Us burning that money doesn’t mean there are any less loaves of bread in the world, any less apples, and less anything. The only thing that’s less is a pile of paper.

Byrne retorts, saying there could have been more bread and apples. Drummond repeats that they did not destroy any tangible goods.

Byrne and the audience do not buy (or understand?) his line of thinking.

Joe Elliot of hair-rockers Def Leppard butts in, saying “I used to talk like that when I was 16″, and the audience also wade in with hostility, and there is a general air of bewilderment. There is also a great moment where Byrne asks “Why are you here?” to which he is answered “Because you invited us….” (It’s really worth watching…some great moments)

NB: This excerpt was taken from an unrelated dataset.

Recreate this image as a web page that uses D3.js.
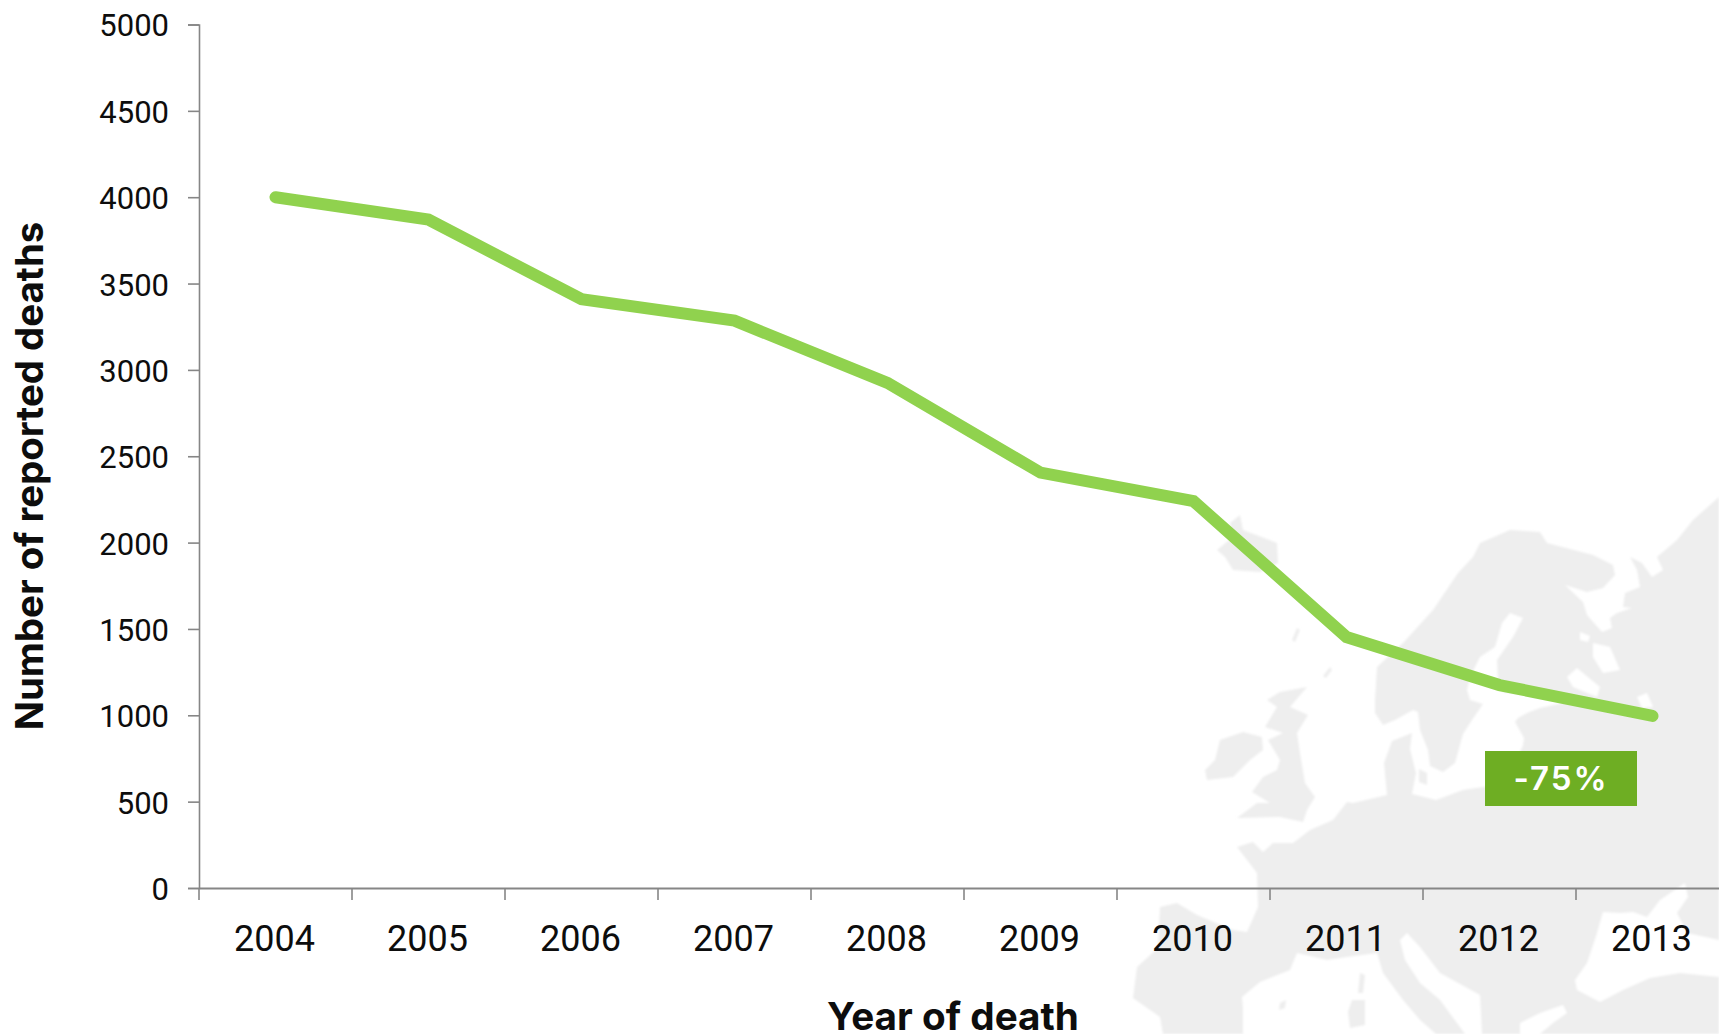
<!DOCTYPE html>
<html><head><meta charset="utf-8">
<script src="https://cdn.jsdelivr.net/npm/d3@7/dist/d3.min.js"></script>
<style>html,body{margin:0;padding:0;background:#fff;overflow:hidden}svg{display:block}</style>
</head><body><svg id="c" width="1719" height="1034"></svg>
<script>
const years=["2004","2005","2006","2007","2008","2009","2010","2011","2012","2013"];
const deaths=[4000,3870,3410,3285,2925,2405,2240,1453,1175,996];
const yTicks=[0,500,1000,1500,2000,2500,3000,3500,4000,4500,5000];
const xTitle="Year of death", yTitle="Number of reported deaths", badge="-75%";

// Decorative backdrop: silhouette of Europe, traced in page pixels
const mainland=[[1412,733],[1410,749],[1416,773],[1412,794],[1436,800],[1463,790],[1490,786],[1510,775],[1523,745],[1524,738],[1515,722],[1518,718],[1527,713],[1540,708],[1563,703],[1560,698],[1527,695],[1503,692],[1498,680],[1497,660],[1513,637],[1523,618],[1510,613],[1502,623],[1495,647],[1480,657],[1470,677],[1467,690],[1470,700],[1483,704],[1472,720],[1463,734],[1455,763],[1443,772],[1430,766],[1428,750],[1420,730],[1418,712],[1413,710],[1395,720],[1383,725],[1375,713],[1375,700],[1377,667],[1403,643],[1433,610],[1458,573],[1473,557],[1480,543],[1510,530],[1540,532],[1547,543],[1593,555],[1613,565],[1615,575],[1603,588],[1587,592],[1565,585],[1583,602],[1587,615],[1602,632],[1612,628],[1610,618],[1617,613],[1632,608],[1623,607],[1625,593],[1640,587],[1637,570],[1630,557],[1642,563],[1652,577],[1663,570],[1657,557],[1677,540],[1693,520],[1719,497],[1719,1034],[1163,1034],[1160,1017],[1133,998],[1137,967],[1158,948],[1160,907],[1177,903],[1197,915],[1233,930],[1247,932],[1258,907],[1257,873],[1237,847],[1253,842],[1263,852],[1273,843],[1293,843],[1310,830],[1333,820],[1347,802],[1353,803],[1387,795],[1384,763],[1392,741]];
const islands=[
 [[1240,515],[1243,530],[1277,543],[1278,563],[1260,572],[1233,570],[1225,557],[1217,550],[1233,537],[1230,523]],
 [[1280,692],[1307,687],[1290,707],[1308,715],[1297,733],[1300,753],[1305,783],[1315,797],[1307,810],[1303,822],[1280,817],[1237,818],[1257,803],[1270,803],[1252,792],[1263,777],[1277,770],[1280,760],[1268,740],[1283,733],[1265,727],[1277,707],[1267,700]],
 [[1220,740],[1243,732],[1262,737],[1263,750],[1250,760],[1233,777],[1207,780],[1205,770],[1215,760]],
 [[1297,628],[1300,630],[1295,642],[1292,640]],
 [[1330,667],[1332,670],[1326,678],[1323,676]],
 [[1419,769],[1427,773],[1427,785],[1419,782]]
];
const seas=[
 [[1243,1034],[1243,1008],[1242,997],[1260,982],[1290,970],[1297,953],[1327,960],[1347,957],[1377,953],[1383,973],[1403,1000],[1420,1020],[1436,1034]],
 [[1400,940],[1407,933],[1420,947],[1440,973],[1480,995],[1482,1034],[1465,1034],[1440,1000],[1420,983],[1405,960]],
 [[1603,912],[1620,913],[1633,912],[1647,917],[1660,900],[1685,883],[1688,897],[1677,913],[1687,933],[1719,940],[1719,977],[1680,973],[1650,978],[1623,990],[1600,1002],[1577,990],[1575,980],[1587,963],[1597,933]],
 [[1520,1023],[1540,1013],[1563,1005],[1567,1013],[1553,1023],[1540,1034],[1520,1034]],
 [[1593,643],[1610,647],[1620,670],[1603,673],[1593,657]],
 [[1577,668],[1600,687],[1597,697],[1573,687],[1567,677]],
 [[1637,697],[1647,693],[1653,707],[1642,708]],
 [[1580,632],[1590,636],[1588,642],[1580,640]]
];
const medIslands=[
 [[1360,973],[1365,975],[1363,993],[1358,993]],
 [[1352,1000],[1365,1000],[1365,1025],[1350,1028],[1348,1012]],
 [[1280,1003],[1286,1000],[1285,1008],[1279,1010]]
];

const svg=d3.select("#c");
const x=d3.scaleBand().domain(years).range([199,1729]);
const y=d3.scaleLinear().domain([0,5000]).range([888,24.5]);
const outline=d3.line().curve(d3.curveLinearClosed);

const defs=svg.append("defs");
defs.append("filter").attr("id","soft").append("feGaussianBlur").attr("stdDeviation",1.3);
const map=svg.append("g").attr("filter","url(#soft)");
map.append("path").attr("d",outline(mainland)).attr("fill","#eeeeee");
map.selectAll(".i").data(islands).join("path").attr("d",outline).attr("fill","#eeeeee");
map.selectAll(".s").data(seas).join("path").attr("d",outline).attr("fill","#ffffff");
map.selectAll(".m").data(medIslands).join("path").attr("d",outline).attr("fill","#eeeeee");

const axisColor="#868686", font="Roboto, sans-serif", titleFont="Inter, sans-serif";
const gy=svg.append("g").attr("transform","translate(199,0)")
  .call(d3.axisLeft(y).tickValues(yTicks).tickSize(11).tickPadding(19).tickFormat(d3.format("d")));
gy.selectAll("text").attr("font-family",font).attr("font-size",31).attr("fill","#0d0d0d").attr("dy","0.37em");
gy.selectAll("line,path").attr("stroke",axisColor).attr("stroke-width",1.6);

const gx=svg.append("g").attr("transform","translate(-1,888)")
  .call(d3.axisBottom(x).tickSize(0).tickPadding(37));
gx.selectAll("text").attr("font-family",font).attr("font-size",36).attr("fill","#0d0d0d");
gx.select("path").attr("stroke",axisColor).attr("stroke-width",1.8).attr("transform","translate(1,0)");
svg.append("g").attr("transform","translate(0,888)").selectAll("line").data(years).join("line")
  .attr("x1",d=>x(d)).attr("x2",d=>x(d)).attr("y1",0).attr("y2",12)
  .attr("stroke",axisColor).attr("stroke-width",1.6);

svg.append("path").datum(deaths)
  .attr("d",d3.line().x((d,i)=>x(years[i])+x.bandwidth()/2).y(d=>y(d)))
  .attr("fill","none").attr("stroke","#90d24e").attr("stroke-width",12)
  .attr("stroke-linecap","round").attr("stroke-linejoin","miter");

svg.append("rect").attr("x",1485).attr("y",751).attr("width",152).attr("height",55).attr("fill","#6eae23");
svg.append("text").attr("x",1561).attr("y",790).attr("text-anchor","middle")
  .attr("font-family",titleFont).attr("font-size",33).attr("font-weight",600)
  .attr("letter-spacing",2).attr("fill","#fff").text(badge);

svg.append("text").attr("x",953).attr("y",1030).attr("text-anchor","middle")
  .attr("font-family",titleFont).attr("font-weight",700).attr("font-size",38.7).attr("fill","#0d0d0d").text(xTitle);
svg.append("text").attr("transform","translate(43,476) rotate(-90)").attr("text-anchor","middle")
  .attr("font-family",titleFont).attr("font-weight",700).attr("font-size",38.4).attr("fill","#0d0d0d").text(yTitle);
</script></body></html>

I never really understood the K Foundation burning the million pounds until this point. And as I watched it, I kept thinking of Alan Watts’ arguments about wealth and money

What wasn’t understood then, and still isn’t really understood today, is that the reality of money is of the same type as the reality of centimeters, grams, hours, or lines of longitude. Money is a way measuring wealth but is not wealth in itself. A chest of gold coins or a fat wallet of bills is of no use whatsoever to a wrecked sailor alone on a raft. He needs real wealth, in the form of a fish rod, a compass, an outboard motor with gas, and a female companion.

Maybe it was a really foolish act, but at the very least it gets people talking about something which is never really talked about, and now more than ever needs to be – our relationship with money and our concepts of what money really is.